The LOFT report said DHS has not assessed applicant needs when people first apply, meaning the agency has operated without knowledge of how much money the agency will need to cover the cost of services once they are provided.

DHS officials responded that they have recently begun doing up-front assessments and are in the process of assessing the needs of those already on the waiting list.

Brown said the report presents “the plan DHS laid out as though LOFT developed it.”

He also objected that a LOFT employee previously worked for DHS and left “under adversarial circumstances.” Mike Jackson, executive director of LOFT, told lawmakers the former DHS employee had almost no role in the report.

In many sections of the LOFT report, Brown said “the data is just plain wrong,” and claimed LOFT reviewers lacked “understanding of what a developmental disability is, who we serve, what DDS waivers are, overall agency financials and budgeting, and the technology and manpower infrastructure necessary to run and transform an organization.”

“The report itself is full of inaccuracies, inconsistencies, and contradictions, and ill-informed and accusatory statements,” Brown said.

He said DHS employees feared the loss of employment due to the report’s findings.

“There are folks who are really concerned about their own jobs when this LOFT report came out, and that’s unacceptable,” Brown said. “We need to defend our team, and that’s in part what we’re doing today.”

At least one lawmaker noted DHS officials were not denying the report’s core conclusions.

“What I heard was some discussion about the differences in the studies and some semantics around the way the population was defined,” said Rep. Jeff Boatman, R-Tulsa. “But what I didn’t hear was an objection to the finding that there’s not been substantial progress made in eliminating the waiting list. You’re not saying that, so are you not objecting to that finding or are we just kind of nibbling around the edges?”

“We are definitely objecting to the finding in all of its forms,” Brown responded.

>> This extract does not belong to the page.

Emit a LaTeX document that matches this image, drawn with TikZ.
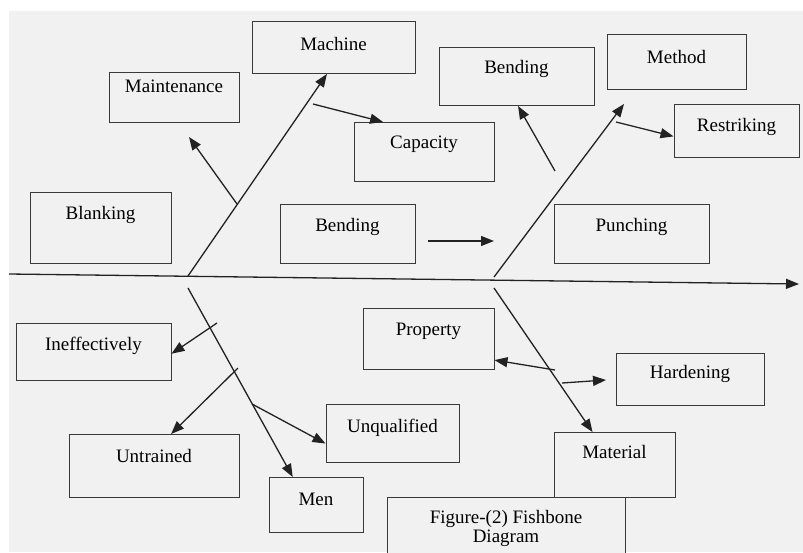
\documentclass[tikz,border=0pt]{standalone}
\usepackage{fontspec}
\setmainfont{Liberation Serif}
\usetikzlibrary{arrows.meta,calc}
\definecolor{bg}{HTML}{F1F1F1}
\definecolor{ln}{HTML}{222222}
\definecolor{bd}{HTML}{3A3A3A}
\tikzset{
  bx/.style={draw=bd, line width=1pt, fill=bg, inner sep=0pt, anchor=north,
             font=\fontsize{19}{21}\selectfont},
  ar/.style={draw=ln, line width=1.3pt, -{Triangle[length=13pt,width=10pt]}},
  bone/.style={draw=ln, line width=1.3pt}
}
\begin{document}
\begin{tikzpicture}[x=1pt,y=-1pt]
\path[use as bounding box] (0,0) rectangle (803,552);
\clip (0,0) rectangle (803,552);
\fill[bg] (9,11) rectangle (803,552);

% boxes
\node[bx, minimum width=163, text height=29, text depth=23] (machine) at (333.5,21) {Machine};
\node[bx, minimum width=130, text height=20, text depth=30] (maint) at (174,72) {Maintenance};
\node[bx, minimum width=140, text height=26, text depth=33] (capacity) at (424,122) {Capacity};
\node[bx, minimum width=141, text height=27, text depth=44] (blanking) at (100.5,192) {Blanking};
\node[bx, minimum width=135, text height=27, text depth=32] (bendmid) at (347.5,204) {Bending};
\node[bx, minimum width=155, text height=26, text depth=32] (bendtop) at (516.5,47) {Bending};
\node[bx, minimum width=139, text height=29, text depth=26] (method) at (676.5,34) {Method};
\node[bx, minimum width=125, text height=27, text depth=26] (restrik) at (736.5,104) {Restriking};
\node[bx, minimum width=155, text height=27, text depth=32] (punch) at (631.5,204) {Punching};
\node[bx, minimum width=155, text height=27, text depth=30] (ineff) at (93.5,323) {Ineffectively};
\node[bx, minimum width=170, text height=28, text depth=35] (untrained) at (154,434) {Untrained};
\node[bx, minimum width=94, text height=28, text depth=27] (men) at (316,477) {Men};
\node[bx, minimum width=133, text height=28, text depth=30] (unqual) at (392.5,404) {Unqualified};
\node[bx, minimum width=131, text height=27, text depth=34] (property) at (428.5,308) {Property};
\node[bx, minimum width=148, text height=25, text depth=27] (harden) at (690,353) {Hardening};
\node[bx, minimum width=121, text height=26, text depth=39] (material) at (614.5,432) {Material};
\node[bx, minimum width=238, minimum height=62, align=center] (figure) at (506,497) {Figure-(2) Fishbone\\[-2pt]Diagram};

% coordinates
\coordinate (sp0) at (9,274);
\coordinate (sp1) at (799,284);
\coordinate (j1) at (188,276);
\coordinate (j2) at (494,277);
\coordinate (j3) at (188,288);
\coordinate (j4) at (494,288);
\coordinate (mt0) at (237,204);
\coordinate (mt1) at (189,137);
\coordinate (cp0) at (313,104);
\coordinate (bm0) at (428,241);
\coordinate (bm1) at (494,241);
\coordinate (mh1) at (624,104);
\coordinate (bt0) at (555,171);
\coordinate (rs0) at (616,122);
\coordinate (ie0) at (217,323);
\coordinate (ut0) at (238,368);
\coordinate (uq0) at (252,404);
\coordinate (pr0) at (555,370);
\coordinate (hd0) at (562,383);
\coordinate (hd1) at (606,380);

% spine
\draw[ar] (sp0) -- (sp1);

% bones
\draw[ar] (j1) -- ($(machine.south west)!0.46!(machine.south east)$);
\draw[ar] (j2) -- (mh1);
\draw[ar] (j3) -- ($(men.north west)!0.255!(men.north east)$);
\draw[ar] (j4) -- ($(material.north west)!0.32!(material.north east)$);

% sub-causes
\draw[ar] (mt0) -- (mt1);
\draw[ar] (cp0) -- ($(capacity.north west)!0.21!(capacity.north east)$);
\draw[ar] (bm0) -- (bm1);
\draw[ar] (bt0) -- ($(bendtop.south west)!0.51!(bendtop.south east)$);
\draw[ar] (rs0) -- ($(restrik.north west)!0.6!(restrik.south west)$);
\draw[ar] (ie0) -- ($(ineff.north east)!0.53!(ineff.south east)$);
\draw[ar] (ut0) -- ($(untrained.north west)!0.6!(untrained.north east)$);
\draw[ar] (uq0) -- ($(unqual.north west)!0.67!(unqual.south west)$);
\draw[ar] (pr0) -- ($(property.north east)!0.84!(property.south east)$);
\draw[ar] (hd0) -- (hd1);
\end{tikzpicture}
\end{document}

DHS officials claimed they were given little time to respond to the report’s findings.

But Regina Birchum, deputy director of LOFT, said DHS officials chose not to engage with LOFT at points in the review process. After LOFT provided DHS a copy of the draft final report, Birchum said Brown emailed her and turned down the opportunity for an exit conference.

“I wish we had been swimming in data and information,” Birchum said. “I wish we’d had that luxury. What we had instead was a deliberate move from the agency to not respond to follow-ups, not verify information.”